Returns the product of all observations injected so far.

(tally-harmonic-sum tally)

Returns the harmonic sum of all observations injected so far. This is the sum of the reciprocals of the observation values. If any observation value is zero, returns +nan.0.

(tally-mean tally)

Returns the arithmetic mean of all observations injected so far. This is the quotient of the sum and the count, or +nan.0 if the count is zero.

(tally-geometric-mean tally)

Returns the geometric mean of all observations injected so far. This is the nth root of the product, where n is the count of observations.

(tally-harmonic-mean tally)

Returns the sum of all observations injected so far. This is the count divided by the harmonic sum.

(tally-max tally)

Returns the maximum observation injected so far. If no observations have been injected, returns -inf.0.

(tally-min tally)

Returns the minimum observation injected so far. If no observations have been injected, returns +inf.0.

(tally-weighted-sum tally)

Returns the weighted sum (that is, the sum of observations multiplied by their weights, treating a missing weight as 1) of the observations and weights injected so far.

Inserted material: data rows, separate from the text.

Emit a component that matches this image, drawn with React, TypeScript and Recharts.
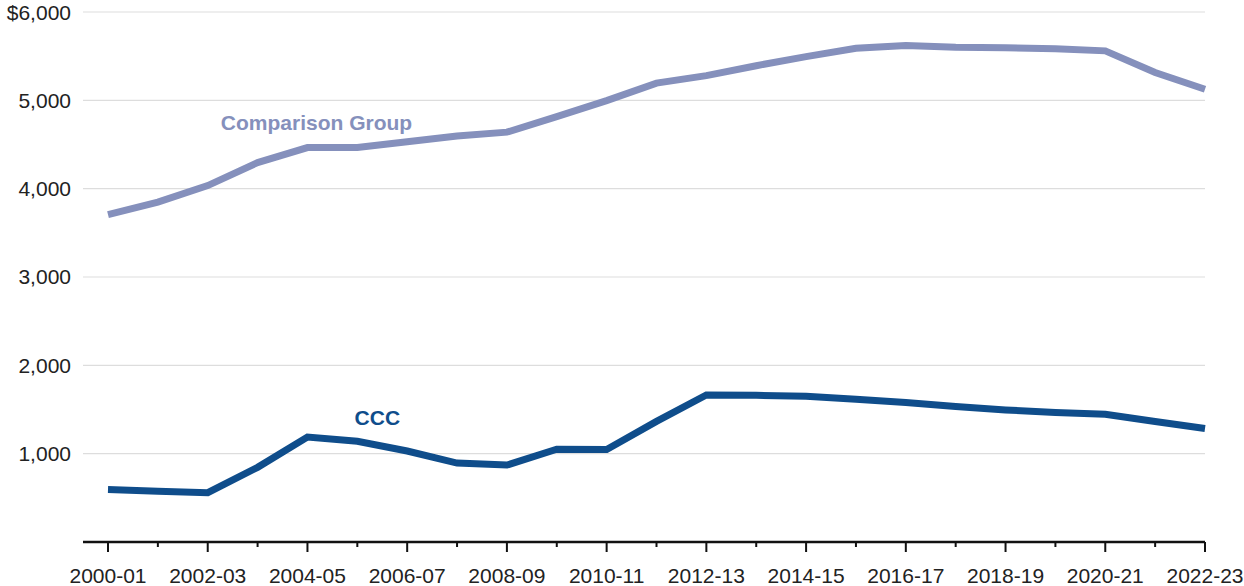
import { CartesianGrid, Line, LineChart, ReferenceDot, XAxis, YAxis } from "recharts";

const years = [
  "2000-01", "2001-02", "2002-03", "2003-04", "2004-05", "2005-06", "2006-07", "2007-08",
  "2008-09", "2009-10", "2010-11", "2011-12", "2012-13", "2013-14", "2014-15", "2015-16",
  "2016-17", "2017-18", "2018-19", "2019-20", "2020-21", "2021-22", "2022-23",
];

const ccc = [
  593, 575, 558, 845, 1188, 1140, 1030, 893, 871, 1050, 1048, 1365, 1665, 1660, 1650, 1615,
  1580, 1535, 1495, 1465, 1445, 1365, 1285,
];

const comparison = [
  3705, 3848, 4035, 4295, 4465, 4465, 4532, 4595, 4640, 4815, 4997, 5195, 5280, 5392, 5495,
  5590, 5620, 5600, 5595, 5585, 5560, 5315, 5125,
];

const yTicks = [1000, 2000, 3000, 4000, 5000, 6000];

const data = years.map((year, i) => ({ year, ccc: ccc[i], comparison: comparison[i] }));

const FONT = "'Liberation Sans', Arial, sans-serif";
const CCC_COLOR = "#0f4d8b";
const COMP_COLOR = "#8590bc";

function XTick(props: any) {
  const { x, y, payload, index } = props;
  const major = index % 2 === 0;
  return (
    <g>
      <line x1={x} x2={x} y1={y} y2={y + (major ? 10 : 5)} stroke="#111" strokeWidth={2} />
      {major && (
        <text x={x} y={y + 41} textAnchor="middle" fontSize={21} fontFamily={FONT} fill="#222">
          {payload.value}
        </text>
      )}
    </g>
  );
}

function seriesLabel(text: string, color: string, dx: number) {
  return (props: any) => {
    const vb = props.viewBox;
    const cx = vb.x + vb.width / 2 + dx;
    const cy = vb.y + vb.height / 2;
    return (
      <text x={cx} y={cy} dy="0.355em" textAnchor="middle" fontSize={21} fontWeight="bold"
        fontFamily={FONT} fill={color}>
        {text}
      </text>
    );
  };
}

export default function App() {
  return (
    <div style={{ position: "absolute", left: 0, top: 0 }}>
      <LineChart width={1244} height={586} data={data} margin={{ top: 12, right: 39, left: 8, bottom: 0 }}>
        <CartesianGrid vertical={false} stroke="#dddddd" strokeWidth={1.2} />
        <XAxis
          dataKey="year"
          interval={0}
          height={44}
          padding={{ left: 25, right: 0 }}
          tickSize={0}
          tickMargin={0}
          tickLine={false}
          axisLine={{ stroke: "#111", strokeWidth: 2.6 }}
          tick={<XTick />}
        />
        <YAxis
          domain={[0, 6000]}
          ticks={yTicks}
          width={75}
          axisLine={false}
          tickLine={false}
          tickSize={0}
          tickMargin={12}
          tick={{ fontSize: 21, fontFamily: FONT, fill: "#222" }}
          tickFormatter={(v: number) => (v === 6000 ? "$6,000" : v.toLocaleString("en-US"))}
        />
        <Line type="linear" dataKey="comparison" stroke={COMP_COLOR} strokeWidth={7} dot={false}
          isAnimationActive={false} />
        <Line type="linear" dataKey="ccc" stroke={CCC_COLOR} strokeWidth={7} dot={false}
          isAnimationActive={false} />
        <ReferenceDot x="2004-05" y={4748} r={1} fill="none" stroke="none"
          label={seriesLabel("Comparison Group", COMP_COLOR, 9)} />
        <ReferenceDot x="2005-06" y={1411} r={1} fill="none" stroke="none"
          label={seriesLabel("CCC", CCC_COLOR, 20)} />
      </LineChart>
    </div>
  );
}
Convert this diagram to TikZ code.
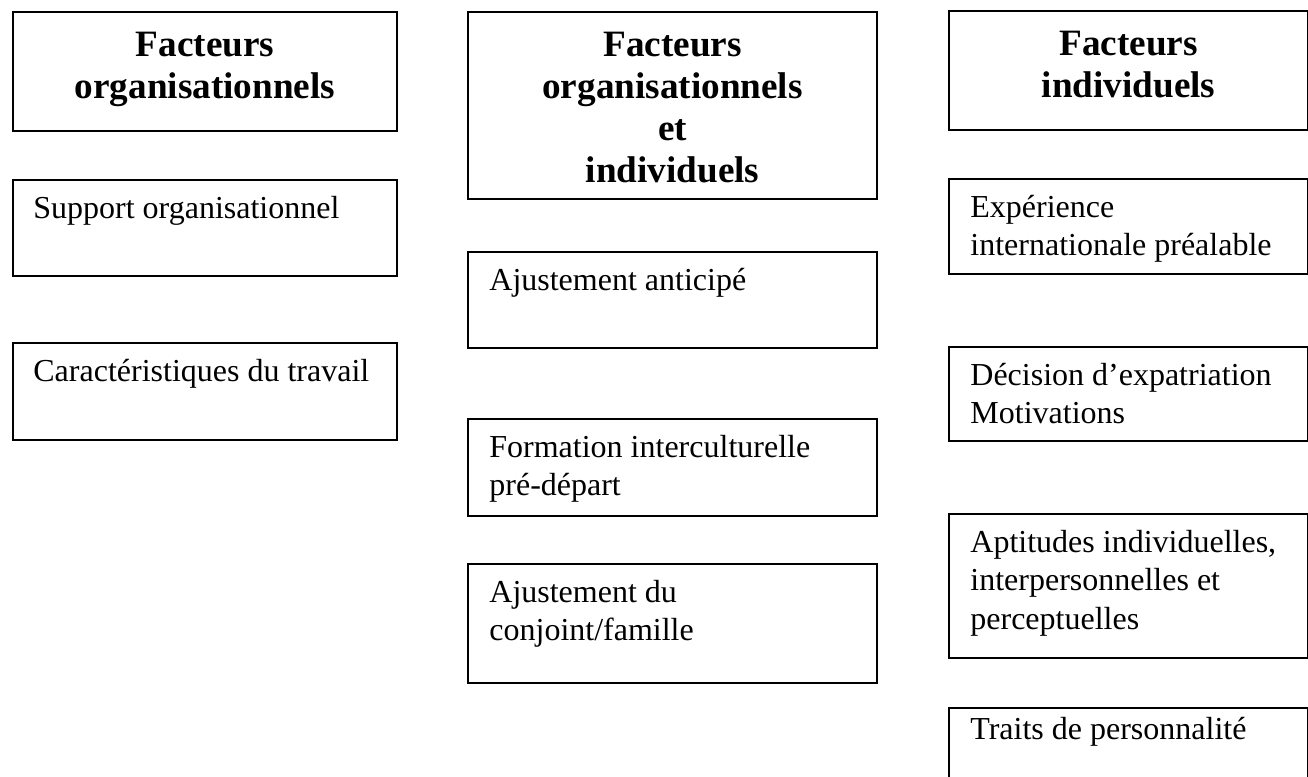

(tally-weighted-mean tally)

Returns the weighted arithmetic mean (that is, the arithmetic mean) of observations multiplied by their weights, treating a missing weight as 1) of the observations and weights injected so far. If no observations have been injected, returns +nan.0.

Range and variance

(tally-range tally)

Returns the difference between the maximum and the minimum. If no observations have been injected, returns +nan.0.

(tally-sample-variance tally)

Returns the sample variance of the observations injected so far. If no observations have been injected, returns +nan.0.

(tally-population-variance tally)

Returns the population variance of the observations injected so far. If no observations have been injected, returns +nan.0.

(tally-sample-standard-deviation tally)

Returns the sample standard deviation of the observations injected so far. If no observations have been injected, returns +nan.0.

(tally-population-standard-deviation tally)

Returns the population standard deviation of the observations injected so far. If no observations have been injected, returns +nan.0.

Covariance and correlation

(tally-sample-covariance tally)

Returns the sample covariance of the pairs of observations injected so far. If no observations have been injected, returns +nan.0.

(tally-population-covariance tally)

Returns the population covariance of the pairs of observations injected so far. If no observations have been injected, returns +nan.0.

(tally-correlation tally)

Returns the correlation based on the pairs of observations injected so far.

Histogram values

Note: A tally that is not a histogram looks to these functions like a histogram whose low, high, and width values are all zero.

(histogram-low histogram)

(histogram-high histogram)

(histogram-width histogram)

Return the basic parameters of histogram.

(histogram-bin-count histogram)

Return the number of bins in histogram.

(histogram-bins histogram)

Return a vector whose elements are the counts in the bins in histogram. It is an error to modify this vector.

(histogram-bin-ref histogram index)

Return the number of observations in the histogram bin numbered index. It is an error if index is less than zero, or greater than or equal to the number of bins.

(histogram-underflow histogram)

Return the number of observations less than the low parameter of histogram.

(histogram-overflow histogram)

Return the number of observations greater than or equal to the high parameter of histogram.

(histogram-modal-bins histogram)

Return a list of the indexes to the bins that contain the maximum number of observations. The underflow and overflow bins are excluded. Note that the modal bin does not necessarily contain the modal value; if the width of a bin is 1.0 and the values are {1, 1.1, 1.2, 1.3, 1.4, 1.5, 2.0, 2.0, 2.0}, then the modal bin is 1.0-2.0 whereas the modal value, 2.0, is in the non-modal bin 2.0-3.0.

(histogram-median-interval histogram)

Return two values, a lower and upper bound for the median observation. Normally the upper and lower bounds are one bin width apart, but if the number of items in bins lower than k for some k is equal to the number of items in higher bins, the values will be two bin widths apart. The underflow and overflow bins are excluded.